En Égypte, on réagit surtout de manière diplomatique. Le ministère égyptien des Affaires étrangères, Sameh Shoukry, multiplie les communiqués depuis l’attaque iranienne de drones. Vendredi 19 avril au matin, après les tirs de missiles israéliens sur Ispahan, le ministère a exprimé "sa profonde préoccupation face à l’escalade mutuelle" entre les deux pays.

Moins concerné militairement que la Jordanie, par exemple, c’est notamment le versant économique qui inquiète Le Caire. Les attaques des houthis, alliés de l’Iran, qui sévissent sur la mer Rouge depuis décembre 2023, ont fait fondre les revenus du Canal de Suez.

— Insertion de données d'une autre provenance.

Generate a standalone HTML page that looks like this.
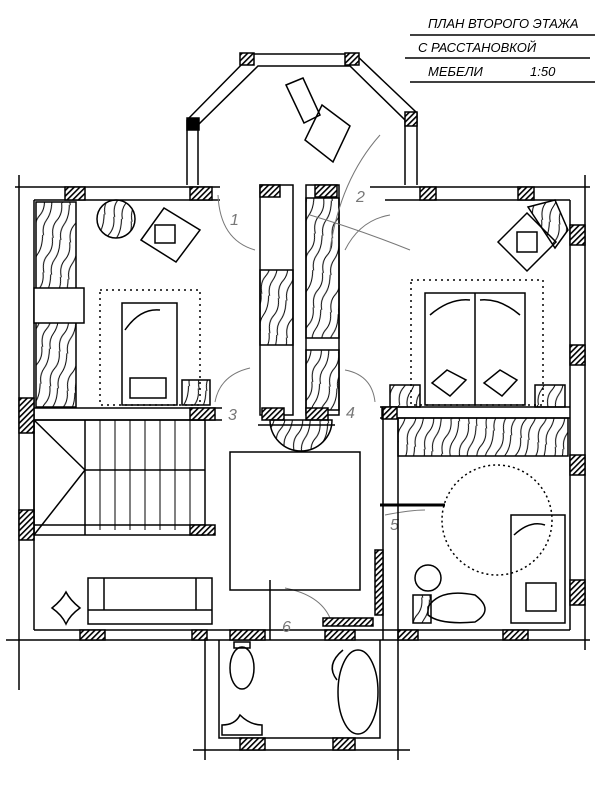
<!DOCTYPE html>
<html><head><meta charset="utf-8"><style>
html,body{margin:0;padding:0;background:#fff;}
svg{display:block}
text{font-family:"Liberation Sans",sans-serif;}
</style></head><body>
<svg width="600" height="800" viewBox="0 0 600 800" xmlns="http://www.w3.org/2000/svg">
<defs>
<pattern id="h" width="4" height="4" patternUnits="userSpaceOnUse" patternTransform="rotate(45)"><rect width="4" height="4" fill="#fff"/><rect width="1.6" height="4" fill="#000"/></pattern>
<pattern id="w" width="18" height="36" patternUnits="userSpaceOnUse" patternTransform="rotate(15)"><path d="M4 0 Q8 10 4 18 T5 36 M12 0 Q15 12 12 20 T13 36" stroke="#000" fill="none" stroke-width="1"/></pattern>
</defs>
<g stroke="#000" fill="none" stroke-width="1.5">
<!-- title -->
<g font-size="13" fill="#000" stroke="none" font-style="italic">
<text x="428" y="28">ПЛАН ВТОРОГО ЭТАЖА</text>
<text x="418" y="52">С РАССТАНОВКОЙ</text>
<text x="428" y="76">МЕБЕЛИ</text>
<text x="530" y="76">1:50</text>
</g>
<line x1="410" y1="35" x2="595" y2="35"/><line x1="405" y1="58" x2="590" y2="58"/><line x1="410" y1="82" x2="595" y2="82"/>
<!-- bay -->
<path d="M187 185 L187 120 L252 54 L355 54 L417 113 L417 185"/>
<path d="M198 185 L198 125 L258 66 L350 66 L405 120 L405 185"/>
<rect x="240" y="53" width="14" height="12" fill="url(#h)"/><rect x="345" y="53" width="14" height="12" fill="url(#h)"/>
<rect x="187" y="118" width="12" height="12" fill="#000"/><rect x="405" y="112" width="12" height="14" fill="url(#h)"/>
<path d="M286 85 L303 78 L320 115 L304 123 Z"/>
<path d="M322 105 L350 126 L333 162 L305 140 Z"/>
<!-- outer walls -->
<line x1="15" y1="187" x2="220" y2="187"/><line x1="34" y1="200" x2="220" y2="200"/>
<line x1="370" y1="187" x2="590" y2="187"/><line x1="385" y1="200" x2="570" y2="200"/>
<line x1="19" y1="175" x2="19" y2="690"/><line x1="34" y1="200" x2="34" y2="630"/>
<line x1="585" y1="175" x2="585" y2="650"/><line x1="570" y1="200" x2="570" y2="630"/>
<line x1="6" y1="640" x2="590" y2="640"/><line x1="34" y1="630" x2="570" y2="630"/>
<rect x="65" y="187" width="20" height="13" fill="url(#h)"/><rect x="190" y="187" width="22" height="13" fill="url(#h)"/>
<rect x="420" y="187" width="16" height="13" fill="url(#h)"/><rect x="518" y="187" width="16" height="13" fill="url(#h)"/>
<rect x="570" y="225" width="15" height="20" fill="url(#h)"/><rect x="570" y="345" width="15" height="20" fill="url(#h)"/><rect x="570" y="455" width="15" height="20" fill="url(#h)"/><rect x="570" y="580" width="15" height="25" fill="url(#h)"/>
<rect x="19" y="398" width="15" height="35" fill="url(#h)"/><rect x="19" y="510" width="15" height="30" fill="url(#h)"/>
<rect x="80" y="630" width="25" height="10" fill="url(#h)"/><rect x="192" y="630" width="15" height="10" fill="url(#h)"/><rect x="230" y="630" width="35" height="10" fill="url(#h)"/><rect x="325" y="630" width="30" height="10" fill="url(#h)"/><rect x="398" y="630" width="20" height="10" fill="url(#h)"/><rect x="503" y="630" width="25" height="10" fill="url(#h)"/>
<!-- left bedroom -->
<rect x="36" y="202" width="40" height="205" fill="url(#w)"/>
<rect x="34" y="288" width="50" height="35" fill="#fff"/>
<circle cx="116" cy="219" r="19" fill="url(#w)"/>
<path d="M141 240 L164 208 L200 230 L176 262 Z"/><rect x="155" y="225" width="20" height="18"/>
<rect x="100" y="290" width="100" height="115" stroke-dasharray="2 4"/>
<rect x="122" y="303" width="55" height="102"/><path d="M125 330 Q140 308 160 310"/>
<rect x="130" y="378" width="36" height="20"/>
<rect x="182" y="380" width="28" height="25" fill="url(#w)"/>
<line x1="34" y1="408" x2="222" y2="408"/><line x1="34" y1="420" x2="222" y2="420"/><rect x="190" y="408" width="25" height="12" fill="url(#h)"/>
<!-- corridor -->
<rect x="260" y="185" width="33" height="230"/><rect x="306" y="185" width="33" height="230"/>
<rect x="260" y="270" width="33" height="75" fill="url(#w)"/>
<rect x="306" y="198" width="33" height="140" fill="url(#w)"/><rect x="306" y="350" width="33" height="60" fill="url(#w)"/>
<rect x="260" y="185" width="20" height="12" fill="url(#h)"/><rect x="315" y="185" width="22" height="12" fill="url(#h)"/>
<rect x="262" y="408" width="22" height="12" fill="url(#h)"/><rect x="306" y="408" width="22" height="12" fill="url(#h)"/>
<path d="M270 420 L332 420 A31 31 0 0 1 270 420 Z" fill="url(#w)"/>
<line x1="258" y1="425" x2="335" y2="425"/>
<g stroke="#777" stroke-width="1">
<path d="M218 195 Q220 240 255 250"/><path d="M330 250 Q340 180 380 135"/><path d="M310 215 Q360 230 410 250"/><path d="M345 250 Q360 220 390 215"/>
<path d="M215 402 Q220 375 250 368"/><path d="M375 402 Q372 375 345 370"/><path d="M385 515 Q410 510 425 510"/><path d="M330 618 Q320 595 285 588"/>
</g>
<g font-size="16" fill="#777" stroke="none" font-style="italic"><text x="230" y="225">1</text><text x="356" y="202">2</text><text x="228" y="420">3</text><text x="346" y="418">4</text><text x="390" y="530">5</text><text x="282" y="632">6</text></g>
<!-- right bedroom -->
<path d="M528 207 L555 200 L568 230 L555 248 Z" fill="url(#w)"/>
<path d="M498 242 L527 213 L556 242 L527 271 Z"/><rect x="517" y="232" width="20" height="20"/>
<rect x="411" y="280" width="132" height="125" stroke-dasharray="2 4"/>
<rect x="425" y="293" width="100" height="112"/><line x1="475" y1="293" x2="475" y2="405"/>
<path d="M430 315 Q450 298 470 300 M520 315 Q500 298 480 300"/>
<path d="M432 383 L447 370 L466 380 L450 396 Z M484 383 L500 370 L517 380 L502 396 Z"/>
<rect x="390" y="385" width="30" height="22" fill="url(#w)"/><rect x="535" y="385" width="30" height="22" fill="url(#w)"/>
<line x1="380" y1="407" x2="570" y2="407"/><line x1="380" y1="418" x2="570" y2="418"/><rect x="382" y="407" width="15" height="12" fill="url(#h)"/>
<rect x="398" y="418" width="170" height="38" fill="url(#w)"/>
<line x1="383" y1="407" x2="383" y2="640"/><line x1="398" y1="418" x2="398" y2="640"/>
<circle cx="497" cy="520" r="55" stroke-dasharray="2 3"/>
<rect x="511" y="515" width="54" height="108"/><path d="M514 535 Q530 520 545 525"/><rect x="526" y="583" width="30" height="28"/>
<circle cx="428" cy="578" r="13"/>
<path d="M428 607 Q440 588 475 595 Q495 610 475 622 Q440 625 428 615 Z"/><rect x="413" y="595" width="18" height="28" fill="url(#w)"/>
<line x1="380" y1="505" x2="445" y2="505" stroke-width="3"/>
<rect x="375" y="550" width="8" height="65" fill="url(#h)"/>
<!-- stairs -->
<rect x="34" y="420" width="171" height="115"/>
<line x1="34" y1="420" x2="85" y2="470"/><line x1="34" y1="535" x2="85" y2="470"/><line x1="85" y1="420" x2="85" y2="535"/>
<line x1="85" y1="470" x2="205" y2="470"/><line x1="34" y1="525" x2="205" y2="525"/>
<g stroke-width="1"><line x1="100" y1="420" x2="100" y2="530"/><line x1="115" y1="420" x2="115" y2="530"/><line x1="130" y1="420" x2="130" y2="530"/><line x1="145" y1="420" x2="145" y2="530"/><line x1="160" y1="420" x2="160" y2="530"/><line x1="175" y1="420" x2="175" y2="530"/><line x1="190" y1="420" x2="190" y2="530"/></g>
<rect x="190" y="525" width="25" height="10" fill="url(#h)"/>
<!-- lower left room -->
<rect x="88" y="578" width="124" height="46"/><line x1="88" y1="610" x2="212" y2="610"/><line x1="104" y1="578" x2="104" y2="610"/><line x1="196" y1="578" x2="196" y2="610"/>
<path d="M52 608 Q62 600 66 592 Q70 600 80 608 Q70 615 66 624 Q62 615 52 608 Z"/>
<!-- central square -->
<rect x="230" y="452" width="130" height="138"/>
<line x1="270" y1="580" x2="270" y2="640"/>
<rect x="323" y="618" width="50" height="8" fill="url(#h)"/>
<!-- bathroom -->
<path d="M205 640 L205 760 M219 640 L219 738 L380 738 L380 640 M398 640 L398 760 M193 750 L410 750"/>
<rect x="240" y="738" width="25" height="12" fill="url(#h)"/><rect x="333" y="738" width="22" height="12" fill="url(#h)"/>
<ellipse cx="242" cy="668" rx="12" ry="21"/><rect x="234" y="642" width="16" height="6"/>
<ellipse cx="358" cy="692" rx="20" ry="42"/><path d="M343 650 Q325 665 337 680"/>
<path d="M222 735 L222 725 Q235 725 240 715 Q250 725 262 725 L262 735 Z"/>
</g>
</svg>
</body></html>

Une cellule de crise a été instaurée et le ministre égyptien des Affaires étrangères s’est entretenu avec ses homologues israéliens et iraniens. Fort de ses relations normalisées avec l’Etat hébreu, l'Égypte discute avec toutes les parties dans la région, tout en dénonçant, encore la semaine dernière, "des actions militaires provocatrices dans la région", et notamment celles d’Israël dans la Bande de Gaza.

Les chances d'une trêve à Gaza encore repoussée et le Qatar impuissant

Cette attente de riposte et cette attaque repoussent les chances d’une trêve à Gaza. Depuis le début de la guerre, l’Égypte est en première ligne des négociations. C’est son rôle traditionnel depuis les accords de Camp David en 1978.

Une nouvelle séquence de négociations avait encore lieu au Caire, il y a une dizaine de jours. Comme les précédentes, celle-ci n’a rien donné et, alors que les yeux sont tournés vers l’Iran ou le Liban, en raison de cette inquiétude de contagion régionale du conflit, le sort des Gazaouis semble oublié.

D’ailleurs, le Sheikh Mohammed Bin Abdulrahman Al-Thani, le Premier ministre du Qatar, qui est réellement le plus influent des médiateurs, a annoncé que ces négociations étaient au point mort la semaine dernière et qu’en conséquence, la monarchie pétrolière allait réévaluer ses positions en tant que négociateur. Cela pourrait arranger l’Egypte d’un point de vue diplomatique. Le Caire redeviendrait ainsi l’interlocuteur privilégié pour mener les négociations de fin de guerre ainsi que de la libération des otages. Mais pour le moment, cet horizon demeure incertain.